Monks at the Big Bell Temple struck the Yongle Bell on the eve of a new year. Buddhists strictly followed the way of striking 108 strokes of the bell. It was said that a year consisted of 12 months, 24 solar periods and 72 pentads (5 days for one pentad), totaling 108, so the bell must be struck 108 times. Another argument was that man had 108 kinds of worries. The Bell Hymn says, "Worries are alleviated when the peal of the bell is heard." One had to strike the bell in a particular way, that is, strike "seven quick strokes, eight slow strokes and 20 gentle strokes," repeat these strokes three times, and then strike three powerful strokes. That added up to 108 strokes. Apparently it was not easy to go on striking the bell as long as one was a monk. If he did a good job in striking the bell, he fulfilled his duty.
The forceful strokes of the Yongle Bell followed the heavy steps of history over the centuries. The temple fell into disrepair during the years of the Republic of China. The ancient buildings were out of repair and many cultural relics were lost.

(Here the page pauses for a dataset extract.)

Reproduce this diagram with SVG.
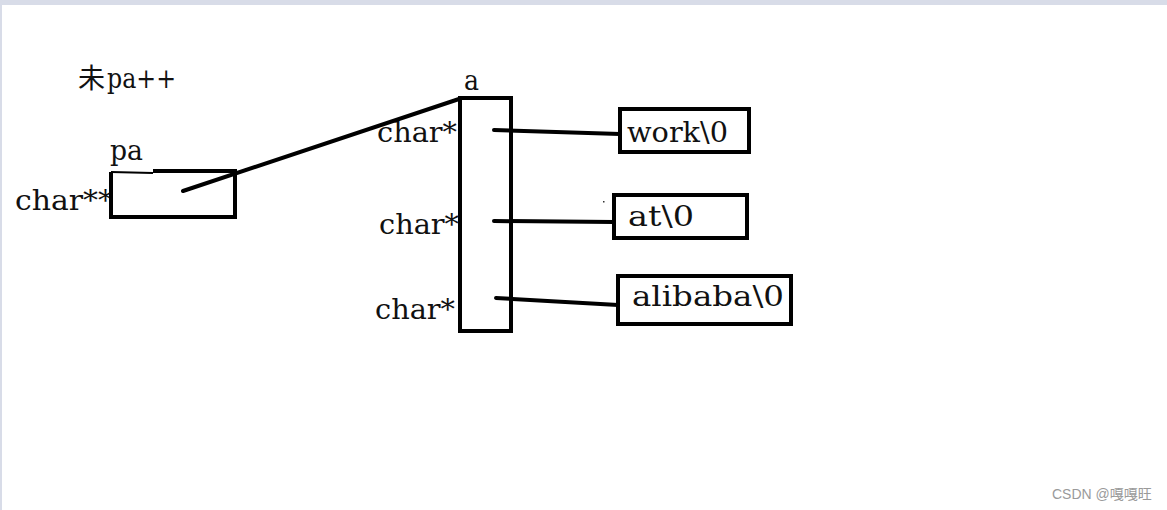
<svg xmlns="http://www.w3.org/2000/svg" width="1167" height="510" viewBox="0 0 1167 510">
<style>
.t{font-family:"DejaVu Serif","Liberation Serif","Noto Sans CJK SC",serif;font-size:28px;fill:#111}
.box{fill:none;stroke:#000;stroke-width:4}
.ln{stroke:#000;stroke-width:4;stroke-linecap:round;fill:none}
.wm{font-family:"Liberation Sans","Noto Sans CJK SC",sans-serif;font-size:14px;fill:#9a9a9a}
</style>
<rect width="1167" height="510" fill="#fff"/>
<rect x="0" y="0" width="1167" height="5" fill="#d8dce8"/>
<rect x="0" y="0" width="2" height="510" fill="#d8dce8"/>
<text class="t" x="78" y="88"><tspan font-family="Noto Sans CJK SC, sans-serif" font-size="27">未</tspan><tspan x="107" textLength="69" lengthAdjust="spacingAndGlyphs">pa++</tspan></text>
<g id="pa">
<text class="t" x="110" y="160" textLength="33" lengthAdjust="spacingAndGlyphs">pa</text>
<text class="t" x="15" y="210" textLength="98" lengthAdjust="spacingAndGlyphs">char**</text>
<path class="box" d="M153 171 H235 V217 H111 V172"/>
<path d="M111 172 L153 173" stroke="#000" stroke-width="2" fill="none"/>
</g>
<g id="a">
<text class="t" x="464" y="90" textLength="15" lengthAdjust="spacingAndGlyphs">a</text>
<rect class="box" x="460" y="98" width="51" height="233"/>
<text class="t" x="377" y="142" textLength="80" lengthAdjust="spacingAndGlyphs">char*</text>
<text class="t" x="379" y="234" textLength="80" lengthAdjust="spacingAndGlyphs">char*</text>
<text class="t" x="375" y="319" textLength="80" lengthAdjust="spacingAndGlyphs">char*</text>
</g>
<g id="work">
<rect class="box" x="620" y="109" width="129" height="43"/>
<text class="t" x="627" y="142" textLength="101" lengthAdjust="spacingAndGlyphs">work\0</text>
</g>
<g id="at">
<rect class="box" x="614" y="195" width="133" height="43"/>
<text class="t" x="628" y="226" textLength="66" lengthAdjust="spacingAndGlyphs">at\0</text>
</g>
<g id="alibaba">
<rect class="box" x="618" y="276" width="173" height="48"/>
<text class="t" x="632" y="306" textLength="152" lengthAdjust="spacingAndGlyphs">alibaba\0</text>
</g>
<g id="connectors">
<path class="ln" d="M183 191 L459 99"/>
<path class="ln" d="M494 130 L620 134"/>
<path class="ln" d="M494 221 L614 222"/>
<path class="ln" d="M496 298 L618 305"/>
</g>
<rect x="603" y="201" width="1.5" height="1.5" fill="#333"/>
<text class="wm" x="1052" y="499">CSDN @嘎嘎旺</text>
</svg>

After the founding of the People's Republic of China, the premises of the Big Bell Temple were occupied by Beijing No. 2 Food Factory from the 1950s to the end of the 1970s. Most of the ancient buildings became workshops producing candied fruit, soft drinks and foodstuffs. The former imperial temple was changed beyond recognition. Fortunately the big bell tower remained all alone. In the early days of the 1980s, the Yongle Bell attracted much attention from the departments concerned. With the approval of the Beijing Municipal Government, the Big Bell Temple Cultural Relics Preservation Office was established in February 1980. The slumbering ancient temple regained its vigor.
With the great support of the governments at various levels and the departments concerned, the factory was relocated and the ancient buildings were repaired. In October 1985, staff members of the Cultural Relics Preservation Office, with generous help from people of various circles, restored the layout of the original ancient buildings along the central route. They collected several hundred ancient bells of different types and categories dating back to various dynasties in Chinese history and established an ancient bell museum with its unique features.